Dobbiamo ammettere che dopo esserci interrogate a lungo sulle intenzioni dell’autore, ci siamo convinte che questo romanzo sia stato scritto prima di tutto per i nigeriani e, per estensione, tutti gli africani, perché potessero leggere davvero di se stessi all’interno delle pagine di un libro (e non raccontati come misteriose creature attraverso gli occhi di un bianco, come era stato con autori anche fondamentali quali, ad esempio, Conrad) e perché allo stesso tempo potessero credere al valore delle storie che loro avevano da raccontare. Questo è ciò che ha reso davvero grande Achebe: aver dato una voce internazionale agli emergenti scrittori africani. Fatto però che non deve lasciar intendere che la lettura risulti ostica per un europeo che decide di approcciarvisi; è anzi una delle capacità incredibili di Achebe quella di narrare con uno stile chiaro e semplice realtà che per il lettore sono aliene. Sono molte le parole in igbo che l’autore inserisce all’interno della narrazione, ma non serve nemmeno un glossario (sebbene venga fornito in coda al romanzo) perché è tutto spiegato all’interno della narrazione stessa, tutto trasparente, immediato. Achebe, ben conscio dello sforzo che ha deciso di compiere, vuole essere compreso e porta a casa il risultato magnificamente.
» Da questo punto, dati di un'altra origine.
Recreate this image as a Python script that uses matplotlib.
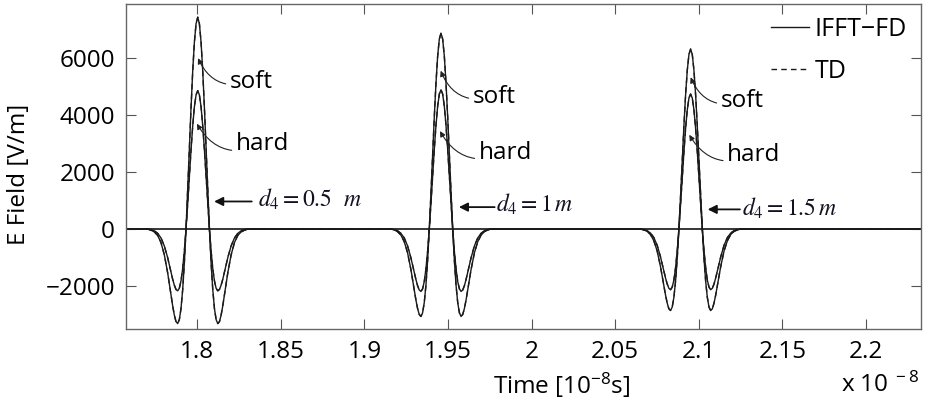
import numpy as np
import matplotlib
matplotlib.use("Agg")
import matplotlib.pyplot as plt

plt.rcParams['font.family'] = ['Open Sans', 'DejaVu Sans']
plt.rcParams['mathtext.fontset'] = 'custom'
plt.rcParams['mathtext.rm'] = 'Open Sans'
plt.rcParams['mathtext.it'] = 'Open Sans:italic'
plt.rcParams['mathtext.bf'] = 'Open Sans:bold'

# time offsets from each pulse centre (1e-8 s), right half only - pulses are symmetric
half_offsets = [0.000, 0.001, 0.002, 0.003, 0.004, 0.005, 0.006, 0.007, 0.008, 0.009, 0.010, 0.011,
                0.012, 0.013, 0.014, 0.015, 0.016, 0.018, 0.020, 0.022, 0.024, 0.026, 0.028, 0.030]
pulse_centres = [1.8003, 1.9458, 2.0951]

# soft source, E field [V/m] at the offsets above
soft_1 = [7440, 7210, 6560, 5540, 4260, 2820, 1370, 0, -1190, -2130, -2790, -3180,
          -3320, -3250, -3020, -2690, -2310, -1530, -900, -470, -220, -100, -40, 0]
soft_2 = [6880, 6670, 6070, 5120, 3940, 2610, 1260, 0, -1100, -1970, -2580, -2940,
          -3070, -3000, -2790, -2490, -2130, -1420, -830, -440, -210, -90, -30, 0]
soft_3 = [6320, 6130, 5570, 4710, 3620, 2400, 1160, 0, -1020, -1830, -2400, -2740,
          -2860, -2800, -2600, -2320, -1990, -1320, -770, -410, -190, -80, -30, 0]
# hard source
hard_1 = [4860, 4710, 4290, 3620, 2780, 1840, 890, 0, -770, -1390, -1820, -2080,
          -2170, -2120, -1970, -1760, -1510, -1000, -590, -310, -150, -60, -20, 0]
hard_2 = [4890, 4740, 4310, 3640, 2800, 1860, 900, 0, -780, -1400, -1840, -2100,
          -2190, -2140, -1990, -1770, -1520, -1010, -590, -310, -150, -60, -20, 0]
hard_3 = [4740, 4600, 4180, 3530, 2710, 1800, 870, 0, -760, -1360, -1790, -2040,
          -2130, -2080, -1930, -1720, -1470, -980, -570, -300, -140, -60, -20, 0]

distance_labels = [r'$d_4 = 0.5\ \ m$', r'$d_4 = 1\,m$', r'$d_4 = 1.5\,m$']

x_ticks = [1.8, 1.85, 1.9, 1.95, 2.0, 2.05, 2.1, 2.15, 2.2]
x_tick_labels = ['1.8', '1.85', '1.9', '1.95', '2', '2.05', '2.1', '2.15', '2.2']
y_ticks = [-2000, 0, 2000, 4000, 6000]
y_tick_labels = ['\u22122000', '0', '2000', '4000', '6000']

XMIN, XMAX = 1.7574, 2.2329
YMIN, YMAX = -3510, 7920


def mirror(half):
    half = np.asarray(half, dtype=float)
    return np.concatenate([half[:0:-1], half])


def full_trace(pulses):
    offs = np.concatenate([-np.asarray(half_offsets)[:0:-1], half_offsets])
    t = [np.array([XMIN])]
    v = [np.array([0.0])]
    for c, p in zip(pulse_centres, pulses):
        t.append(c + offs)
        v.append(mirror(p))
    t.append(np.array([XMAX]))
    v.append(np.array([0.0]))
    return np.concatenate(t), np.concatenate(v)


def main():
    fig = plt.figure(figsize=(9.29, 4.13), dpi=100)
    ax = fig.add_axes([126 / 929, 1 - 329 / 413, 795 / 929, 325.5 / 413])

    t_soft, v_soft = full_trace([soft_1, soft_2, soft_3])
    t_hard, v_hard = full_trace([hard_1, hard_2, hard_3])

    line_col = '#1a1a1a'
    ax.axhline(0, color='k', lw=1.1, zorder=1)
    l1, = ax.plot(t_soft, v_soft, color=line_col, lw=1.0, label='IFFT\u2212FD')
    ax.plot(t_hard, v_hard, color=line_col, lw=1.0)
    l2, = ax.plot(t_soft, v_soft, color=line_col, lw=1.0, ls=(0, (4, 3)), label='TD')
    ax.plot(t_hard, v_hard, color=line_col, lw=1.0, ls=(0, (4, 3)))

    ax.set_xlim(XMIN, XMAX)
    ax.set_ylim(YMIN, YMAX)
    ax.set_xticks(x_ticks)
    ax.set_xticklabels(x_tick_labels)
    ax.set_yticks(y_ticks)
    ax.set_yticklabels(y_tick_labels)
    ax.tick_params(direction='in', top=True, right=True, length=7, width=0.8,
                   color='#555555', labelsize=17.5, pad=8)
    for s in ax.spines.values():
        s.set_color('#666666')
        s.set_linewidth(1.0)

    # soft / hard labels with curved arrows
    soft_pos = [((1.8005, 6000), (1.8195, 5180)),
                ((1.9456, 5560), (1.9648, 4650)),
                ((2.0951, 5330), (2.1131, 4480))]
    hard_pos = [((1.7998, 3700), (1.8231, 2970)),
                ((1.9452, 3440), (1.9684, 2670)),
                ((2.0943, 3310), (2.1170, 2610))]
    arrow_kw = dict(arrowstyle='-|>', connectionstyle='arc3,rad=-0.45', lw=0.8,
                    color='#222222', shrinkA=1, shrinkB=0, mutation_scale=8)
    for (xy, xt) in soft_pos:
        ax.annotate('soft', xy=xy, xytext=xt, ha='left', va='center', fontsize=17.5,
                    arrowprops=arrow_kw)
    for (xy, xt) in hard_pos:
        ax.annotate('hard', xy=xy, xytext=xt, ha='left', va='center', fontsize=17.5,
                    arrowprops=arrow_kw)

    # distance labels with straight arrows
    d_arrows = [((1.8101, 968), (1.8326, 968), (1.8365, 1010)),
                ((1.9565, 770), (1.9779, 770), (1.9790, 830)),
                ((2.1053, 690), (2.1246, 690), (2.1256, 700))]
    for (tip, tail, txt), lab in zip(d_arrows, distance_labels):
        ax.annotate('', xy=tip, xytext=tail,
                    arrowprops=dict(arrowstyle='-|>', lw=1.3, color='#111111',
                                    shrinkA=0, shrinkB=0, mutation_scale=13))
        ax.text(txt[0], txt[1], lab, ha='left', va='center', fontsize=17,
                math_fontfamily='stix', color='#111122')

    ax.legend(handles=[l1, l2], loc='upper right', bbox_to_anchor=(0.982, 0.958),
              frameon=False, fontsize=18, handlelength=1.55, handletextpad=0.2,
              labelspacing=0.68, borderaxespad=0, borderpad=0)

    fig.text(19 / 929, 1 - 174 / 413, 'E Field [V/m]', rotation=90, ha='center',
             va='center', fontsize=17.5)
    fig.text(562 / 929, 1 - 385 / 413, r'Time [10$^{\mathregular{-8}}$s]', ha='center',
             va='center', fontsize=17.5)
    fig.text(880 / 929, 1 - 385 / 413, r'x 10$^{\ -8}$', ha='center',
             va='center', fontsize=17.5)

    fig.savefig('out.png', dpi=100)


if __name__ == "__main__":
    main()
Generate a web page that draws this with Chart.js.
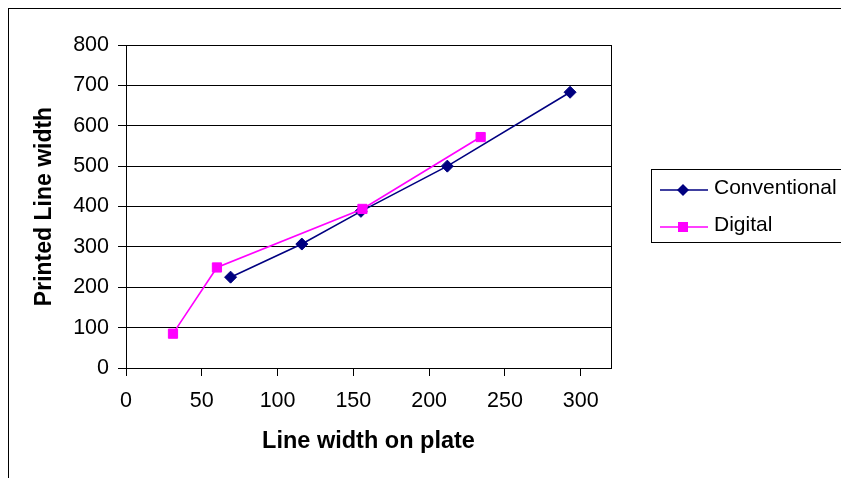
<!DOCTYPE html>
<html>
<head>
<meta charset="utf-8">
<script src="https://cdn.jsdelivr.net/npm/chart.js@4.4.1/dist/chart.umd.min.js"></script>
<style>
  html, body { margin: 0; padding: 0; background: #fff; }
  #wrap { width: 841px; height: 478px; }
</style>
</head>
<body>
<div id="wrap"><canvas id="c" width="841" height="478"></canvas></div>
<script>
// Plate line width vs. printed line width
const conventionalX = [69, 116, 155, 212, 293];
const conventionalY = [225, 307, 388, 500, 683];
const digitalX = [31, 60, 156, 234];
const digitalY = [85, 249, 394, 572];
const seriesNames = ['Conventional', 'Digital'];
const xTickValues = [0, 50, 100, 150, 200, 250, 300];
const yTickValues = [0, 100, 200, 300, 400, 500, 600, 700, 800];

const FONT = "'Liberation Sans', Arial, sans-serif";
const NAVY = '#000080';
const MAGENTA = '#FF00FF';

const toPoints = (xs, ys) => xs.map((x, i) => ({ x, y: ys[i] }));

// Frame, plot border and boxed legend
const decorations = {
  id: 'decorations',
  beforeDraw(chart) {
    const ctx = chart.ctx;
    ctx.save();
    ctx.fillStyle = '#fff';
    ctx.fillRect(0, 0, chart.width, chart.height);
    ctx.strokeStyle = '#000';
    ctx.lineWidth = 1;
    ctx.strokeRect(8.5, 8.5, chart.width + 20, chart.height + 20);
    ctx.restore();
  },
  afterDraw(chart) {
    const ctx = chart.ctx;
    const a = chart.chartArea;
    ctx.save();
    ctx.strokeStyle = '#000';
    ctx.lineWidth = 1;
    ctx.beginPath();
    ctx.moveTo(Math.round(a.right) + 0.5, a.top);
    ctx.lineTo(Math.round(a.right) + 0.5, a.bottom);
    ctx.stroke();

    // legend box
    ctx.strokeRect(651.5, 169.5, 220, 73);
    const rows = [190, 227];
    chart.data.datasets.slice().sort((p, q) => seriesNames.indexOf(p.label) - seriesNames.indexOf(q.label))
      .forEach((ds, i) => {
        const y = rows[i];
        ctx.strokeStyle = ds.borderColor;
        ctx.lineWidth = 1.5;
        ctx.beginPath();
        ctx.moveTo(660, y);
        ctx.lineTo(708, y);
        ctx.stroke();
        ctx.fillStyle = ds.pointBackgroundColor;
        if (ds.pointStyle === 'rectRot') {
          const r = 6;
          ctx.beginPath();
          ctx.moveTo(683 - r, y);
          ctx.lineTo(683, y - r);
          ctx.lineTo(683 + r, y);
          ctx.lineTo(683, y + r);
          ctx.closePath();
          ctx.fill();
        } else {
          ctx.fillRect(678, y - 5, 10, 10);
        }
        ctx.fillStyle = '#000';
        ctx.font = '21px ' + FONT;
        ctx.textBaseline = 'middle';
        ctx.textAlign = 'left';
        ctx.fillText(ds.label, 714, y - 2);
      });
    ctx.restore();
  }
};

new Chart(document.getElementById('c'), {
  type: 'scatter',
  data: {
    datasets: [
      {
        label: seriesNames[0],
        data: toPoints(conventionalX, conventionalY),
        showLine: true,
        borderColor: NAVY,
        backgroundColor: NAVY,
        pointBackgroundColor: NAVY,
        pointBorderColor: NAVY,
        borderWidth: 1.6,
        pointStyle: 'rectRot',
        pointRadius: 6,
        pointBorderWidth: 1,
        order: 1
      },
      {
        label: seriesNames[1],
        data: toPoints(digitalX, digitalY),
        showLine: true,
        borderColor: MAGENTA,
        backgroundColor: MAGENTA,
        pointBackgroundColor: MAGENTA,
        pointBorderColor: MAGENTA,
        borderWidth: 1.6,
        pointStyle: 'rect',
        pointRadius: 6.5,
        pointBorderWidth: 1,
        order: 0
      }
    ]
  },
  options: {
    responsive: false,
    animation: false,
    layout: { padding: { left: 0, top: 45, right: 230, bottom: 0 } },
    plugins: {
      legend: { display: false },
      tooltip: { enabled: false }
    },
    scales: {
      x: {
        type: 'linear',
        min: 0,
        max: 320,
        afterBuildTicks(scale) {
          scale.ticks = xTickValues.map(v => ({ value: v }));
        },
        afterFit(scale) { scale.height = 110; },
        ticks: {
          color: '#000',
          font: { family: FONT, size: 21.5 },
          padding: 12,
          maxRotation: 0
        },
        grid: {
          drawOnChartArea: false,
          drawTicks: true,
          tickLength: 8,
          color: '#000',
          lineWidth: 1
        },
        border: { display: true, color: '#000', width: 1 },
        title: {
          display: true,
          text: 'Line width on plate',
          color: '#000',
          font: { family: FONT, size: 23.5, weight: 'bold' },
          padding: { top: 0, bottom: 22 }
        }
      },
      y: {
        type: 'linear',
        min: 0,
        max: 800,
        afterBuildTicks(scale) {
          scale.ticks = yTickValues.map(v => ({ value: v }));
        },
        afterFit(scale) { scale.width = 126; },
        ticks: {
          color: '#000',
          font: { family: FONT, size: 21.5 },
          padding: 9
        },
        grid: {
          drawOnChartArea: true,
          drawTicks: true,
          tickLength: 8,
          color: '#000',
          lineWidth: 1
        },
        border: { display: true, color: '#000', width: 1 },
        title: {
          display: true,
          text: 'Printed Line width',
          color: '#000',
          font: { family: FONT, size: 23, weight: 'bold' },
          padding: { top: 31, bottom: 0 }
        }
      }
    }
  },
  plugins: [decorations]
});
</script>
</body>
</html>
Le cose crollano è una lettura intensa, che ha saputo suscitarci mille emozioni e riflessioni. Non si limita alle classiche descrizioni di savana e giungla incontaminata, né si concentra soltanto sul mondo maschile, ma ci dà un’esperienza così ricca della Nigeria precoloniale da lasciare il segno. È un romanzo molto breve, ma voltando l’ultima pagina rimane una sensazione amara in bocca, perché si vorrebbe fosse lungo almeno il doppio. Personalmente riteniamo di non essere ancora sazie della scrittura di Achebe e finora non abbiamo incontrato nessuno che, avendo letto questo romanzo, non ne sia rimasto profondamente stupito e coinvolto. Non perdete tempo, quindi, e andate subito a recuperare quest’autore fondamentale: ci ringrazierete.